O, bütün var olanlara ait olmaya tanıklık, tarih olarak gerçekleştiğini biliyordu. Tarihin mümkün olabilmesi için de, dilin mülklerin en değerlisi olduğunu eserleriyle, tekrar kürtlere geri verdi.
Mehmet Uzun, kürtlerin ruhunu arıyordu. Halkının dilini, ne için ve nasıl diriltilmesine çabalıyordu. En önemlisi o, kürt mitolojisinden hareketle, kürt insanın ruhunun labirent patikalarıyle, erişilmez zirveleriyle, karanlık ve geçilmez vadileriyle, yaylalarıyla, mevsimleriyle, aci, sevinc ve kederleriyle bağlar kurabildi. Bütün bunları kürtçe ile en güzel en latif en şirin bir biçimde sunabildi.
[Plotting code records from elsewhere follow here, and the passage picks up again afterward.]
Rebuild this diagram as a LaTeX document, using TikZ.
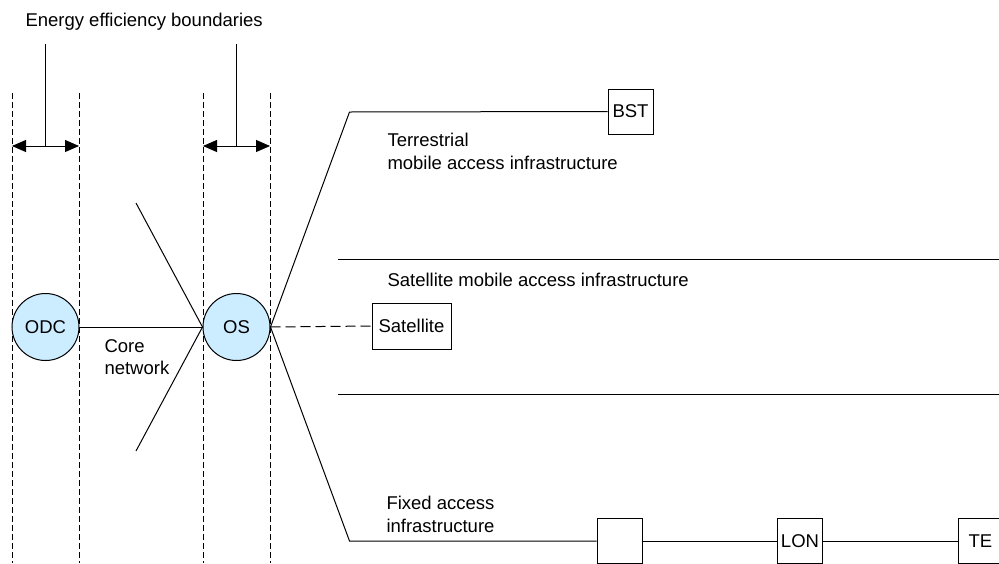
\documentclass[tikz,border=0pt]{standalone}
\usepackage{fontspec}
\setmainfont{Liberation Sans}
\usetikzlibrary{arrows.meta}
\definecolor{nodeblue}{RGB}{204,236,255}
\begin{document}
\begin{tikzpicture}[x=1pt,y=-1pt,line width=1pt,
  font=\fontsize{18.5}{23}\selectfont,
  bound/.style={dash pattern=on 6pt off 3pt},
  satlink/.style={dash pattern=on 10pt off 5pt},
  circ/.style={circle,draw,fill=nodeblue,minimum size=67pt,inner sep=0pt},
  boxn/.style={draw,fill=white,minimum size=45pt,inner sep=0pt},
  lbl/.style={inner sep=0pt,anchor=base west},
  dimarrow/.style={{Triangle[length=14pt,width=12pt]}-{Triangle[length=14pt,width=12pt]}}]
\clip (0,0) rectangle (999,563);
\fill[white] (0,0) rectangle (999,563);

% boundary lines
\coordinate (b1t) at (12,93);   \coordinate (b1b) at (12,563);
\coordinate (b2t) at (79,93);   \coordinate (b2b) at (79,563);
\coordinate (b3t) at (203,93);  \coordinate (b3b) at (203,563);
\coordinate (b4t) at (270,93);  \coordinate (b4b) at (270,563);
\draw[bound] (b1t) -- (b1b);
\draw[bound] (b2t) -- (b2b);
\draw[bound] (b3t) -- (b3b);
\draw[bound] (b4t) -- (b4b);

% title and pointers
\node[lbl] (title) at (25,26) {Energy efficiency boundaries};
\coordinate (p1t) at (45.5,44);  \coordinate (p1b) at (45.5,146);
\coordinate (p2t) at (236.5,44); \coordinate (p2b) at (236.5,146);
\coordinate (a1l) at (12,146);   \coordinate (a1r) at (79,146);
\coordinate (a2l) at (203,146);  \coordinate (a2r) at (270,146);
\draw (p1t) -- (p1b);
\draw (p2t) -- (p2b);
\draw[dimarrow] (a1l) -- (a1r);
\draw[dimarrow] (a2l) -- (a2r);

% nodes
\node[circ] (odc) at (45.5,327) {ODC};
\node[circ] (os) at (236.5,327) {OS};
\node[boxn] (bst) at (630.5,111.5) {BST};
\node[draw,fill=white,minimum width=79pt,minimum height=46pt,inner sep=0pt] (sat) at (411.5,326) {Satellite};
\node[boxn] (fx1) at (619.5,541) {};
\node[boxn] (lon) at (800,541) {LON};
\node[boxn] (te) at (980.5,541) {TE};

% core network
\draw (odc) -- (os);
\coordinate (cu) at (136,203);
\coordinate (cl) at (136,451);
\draw (os.west) -- (cu);
\draw (os.west) -- (cl);
\node[lbl] (core1) at (104,352) {Core};
\node[lbl] (core2) at (104,374) {network};

% access branches
\coordinate (tc) at (349.5,112);
\coordinate (fc) at (349.5,541);
\draw (os.east) -- (tc) -- (bst.west);
\draw[satlink] (os.east) -- (sat.west);
\draw (os.east) -- (fc) -- (fx1.west);
\draw (fx1.east) -- (lon.west);
\draw (lon.east) -- (te.west);

% separators
\coordinate (s1l) at (338,259);  \coordinate (s1r) at (999,259);
\coordinate (s2l) at (338,394.5); \coordinate (s2r) at (999,394.5);
\draw (s1l) -- (s1r);
\draw (s2l) -- (s2r);

% labels
\node[lbl] (ter1) at (387,146) {Terrestrial};
\node[lbl] (ter2) at (387,169) {mobile access infrastructure};
\node[lbl] (satl) at (387,286) {Satellite mobile access infrastructure};
\node[lbl] (fix1) at (386,509) {Fixed access};
\node[lbl] (fix2) at (386,532) {infrastructure};
\end{tikzpicture}
\end{document}
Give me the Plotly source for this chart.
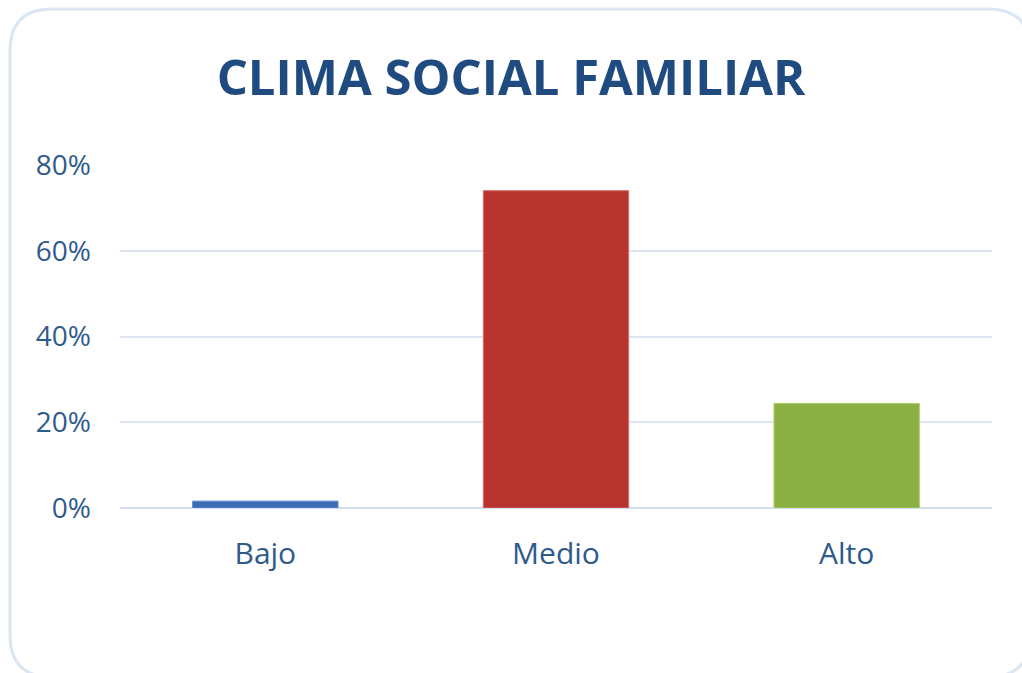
import plotly.graph_objects as go

categories = ["Bajo", "Medio", "Alto"]
values = [0.016, 0.740, 0.244]
colors = ["#3b6db5", "#b8342f", "#8cb043"]
line_colors = ["#5a88c8", "#d46a66", "#aacd6a"]
tick_vals = [0, 0.2, 0.4, 0.6, 0.8]
tick_text = ["0%", "20%", "40%", "60%", "80%"]
title_text = "CLIMA SOCIAL FAMILIAR"

W, H = 1022, 673
L, R, T, B = 120, 30, 165, 165
pw, ph = W - L - R, H - T - B

def px(x):
    return (x - L) / pw

def py(y):
    return (H - B - y) / ph

fig = go.Figure(go.Bar(
    x=categories, y=values, width=0.5,
    marker=dict(color=colors, line=dict(color=line_colors, width=1)),
))

# rounded chart-area border
x0, y0, x1, y1, r = 10, 9, 1030, 677, 42
path = (
    f"M {px(x0 + r)},{py(y0)} L {px(x1 - r)},{py(y0)} "
    f"Q {px(x1)},{py(y0)} {px(x1)},{py(y0 + r)} "
    f"L {px(x1)},{py(y1 - r)} Q {px(x1)},{py(y1)} {px(x1 - r)},{py(y1)} "
    f"L {px(x0 + r)},{py(y1)} Q {px(x0)},{py(y1)} {px(x0)},{py(y1 - r)} "
    f"L {px(x0)},{py(y0 + r)} Q {px(x0)},{py(y0)} {px(x0 + r)},{py(y0)} Z"
)

fig.update_layout(
    width=W, height=H,
    margin=dict(l=L, r=R, t=T, b=B),
    paper_bgcolor="white", plot_bgcolor="white",
    showlegend=False,
    title=dict(
        text=f"<b>{title_text}</b>", x=0.5, xanchor="center",
        y=1 - 78 / H, yanchor="middle", yref="container",
        font=dict(family="Open Sans", size=49, color="#1f4b80"),
    ),
    font=dict(family="Open Sans", color="#2f5a8c"),
    shapes=[dict(type="path", path=path, xref="paper", yref="paper",
                 line=dict(color="#dbe6f3", width=3), fillcolor="rgba(0,0,0,0)",
                 layer="below")],
    bargap=0.5,
)
fig.update_yaxes(
    range=[0, 0.8], tickvals=tick_vals, ticktext=tick_text,
    showgrid=True, gridcolor="#dce6f2", gridwidth=1.5,
    zeroline=True, zerolinecolor="#d3dff0", zerolinewidth=2,
    tickfont=dict(size=28, color="#2f5a8c"), ticklabelstandoff=28,
    showline=False, fixedrange=True,
)
fig.update_xaxes(
    tickfont=dict(size=30, color="#2f5a8c"), ticklabelstandoff=25,
    showline=False, showgrid=False, fixedrange=True,
)

fig.write_html(
    "out.html",
    config={"displayModeBar": False},
    post_script="document.body.style.margin='0';document.body.style.overflow='hidden';",
)
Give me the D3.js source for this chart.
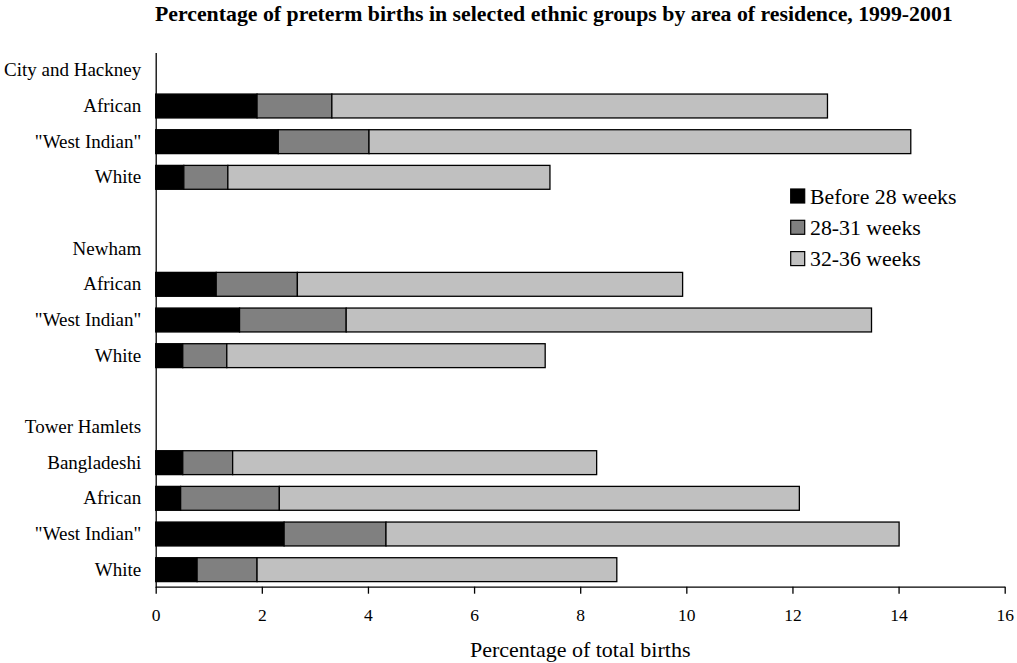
<!DOCTYPE html>
<html>
<head>
<meta charset="utf-8">
<script src="https://cdn.jsdelivr.net/npm/d3@7"></script>
<style>
  html, body { margin: 0; padding: 0; background: #fff; }
  svg { display: block; }
  text { font-family: "Liberation Serif", "Times New Roman", serif; fill: #000; }
</style>
</head>
<body>
<svg id="chart" width="1017" height="663"></svg>
<script>
const areas = ["City and Hackney", "Newham", "Tower Hamlets"];
const ethnicGroups = [
  ["African", "\"West Indian\"", "White"],
  ["African", "\"West Indian\"", "White"],
  ["Bangladeshi", "African", "\"West Indian\"", "White"]
];
const before28 = [[1.91, 2.31, 0.53], [1.14, 1.58, 0.51], [0.51, 0.47, 2.42, 0.78]];
const weeks28to31 = [[1.41, 1.71, 0.83], [1.53, 2.01, 0.83], [0.94, 1.86, 1.92, 1.13]];
const weeks32to36 = [[9.34, 10.21, 6.07], [7.26, 9.90, 6.00], [6.86, 9.80, 9.67, 6.78]];
const seriesNames = ["Before 28 weeks", "28-31 weeks", "32-36 weeks"];
const seriesKeys = ["b28", "w2831", "w3236"];
const seriesColors = ["#000000", "#808080", "#c0c0c0"];
const xTicks = [0, 2, 4, 6, 8, 10, 12, 14, 16];
const title = "Percentage of preterm births in selected ethnic groups by area of residence, 1999-2001";
const xTitle = "Percentage of total births";

// Build row list (area header rows, group rows, spacer rows)
const rows = [];
areas.forEach((a, i) => {
  if (i > 0) rows.push({ key: "spacer" + i, label: "", bar: false });
  rows.push({ key: "hdr" + i, label: a, bar: false });
  ethnicGroups[i].forEach((g, j) => {
    rows.push({ key: a + "|" + g, label: g, bar: true,
      b28: before28[i][j], w2831: weeks28to31[i][j], w3236: weeks32to36[i][j] });
  });
});
const barRows = rows.filter(r => r.bar);

const svg = d3.select("#chart");
const margin = { left: 155.7, right: 1004.7, top: 52.5, bottom: 587.5 };

const x = d3.scaleLinear().domain([0, 16]).range([margin.left, margin.right]);
const y = d3.scaleBand().domain(rows.map(r => r.key))
  .range([margin.top, margin.bottom]).paddingInner(0.33).paddingOuter(0.165);

const stacked = d3.stack().keys(seriesKeys)(barRows);

svg.append("g").selectAll("g")
  .data(stacked).join("g")
  .attr("fill", (d, i) => seriesColors[i])
  .selectAll("rect")
  .data(d => d).join("rect")
  .attr("x", d => x(d[0]))
  .attr("y", d => y(d.data.key))
  .attr("width", d => x(d[1]) - x(d[0]))
  .attr("height", y.bandwidth())
  .attr("stroke", "#000")
  .attr("stroke-width", 1.3);

// X axis
const xAxis = svg.append("g")
  .attr("transform", `translate(0,${margin.bottom - 0.8})`)
  .call(d3.axisBottom(x).tickValues(xTicks).tickSize(7).tickSizeOuter(0).tickPadding(15).tickFormat(d3.format("d")));
xAxis.select(".domain").attr("stroke", "#000").attr("stroke-width", 1.3);
xAxis.selectAll(".tick line").attr("stroke", "#000").attr("stroke-width", 1.3);
xAxis.selectAll("text").attr("font-size", 17.5).attr("font-family", "Liberation Serif, serif");

// Y axis
const labelMap = new Map(rows.map(r => [r.key, r.label]));
const yAxis = svg.append("g")
  .attr("transform", `translate(${margin.left},0)`)
  .call(d3.axisLeft(y).tickSize(0).tickSizeOuter(0).tickPadding(14.5).tickFormat(k => labelMap.get(k)));
yAxis.select(".domain").attr("stroke", "#000").attr("stroke-width", 1.3);
yAxis.selectAll("text").attr("font-size", 19).attr("font-family", "Liberation Serif, serif");

// Title
svg.append("text")
  .attr("x", 155).attr("y", 21)
  .attr("font-size", 21.8).attr("font-weight", "bold")
  .text(title);

// X title
svg.append("text")
  .attr("x", (margin.left + margin.right) / 2).attr("y", 657)
  .attr("text-anchor", "middle")
  .attr("font-size", 22)
  .text(xTitle);

// Legend
const legend = svg.append("g").attr("transform", "translate(790.7,189)");
const lg = legend.selectAll("g").data(seriesNames).join("g")
  .attr("transform", (d, i) => `translate(0,${i * 31.3})`);
lg.append("rect").attr("width", 14).attr("height", 14)
  .attr("fill", (d, i) => seriesColors[i]).attr("stroke", "#000").attr("stroke-width", 1.2);
lg.append("text").attr("x", 19.3).attr("y", 14.5).attr("font-size", 21.8).text(d => d);
</script>
</body>
</html>
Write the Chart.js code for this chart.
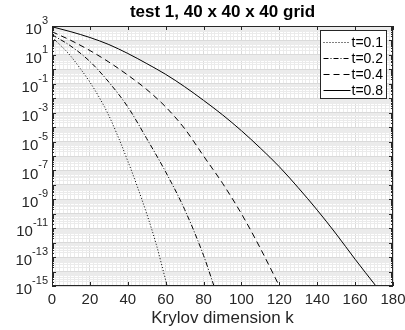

Sen, en “tehlikeli” ve en değerli mülkün sahibi, en mahsum ugraşın cefakarı, yerin cennet, ruhun şad olsun.
Oysa, her zaman ölüm bizimle, yani başımızda duruyor.“Xwedê kengê wê, êmanetê xwe ji me bistine em nizanin” (Allah emanetini bizden ne zaman alacağını bilmeyiz). Önemli olan ondan, ne zaman kaçıp kurtulmamız değil, inandığımız inançlarımız için elimizden gelenin azamisini yapıp yapmadığımızdır. Eğer en başta bir amacın hizmetkarı değilsek, aşkın, hakkın, adaletin ve özgürlüğün sevdalısı değilsek, yer yüzünde bir hiçiz demektir.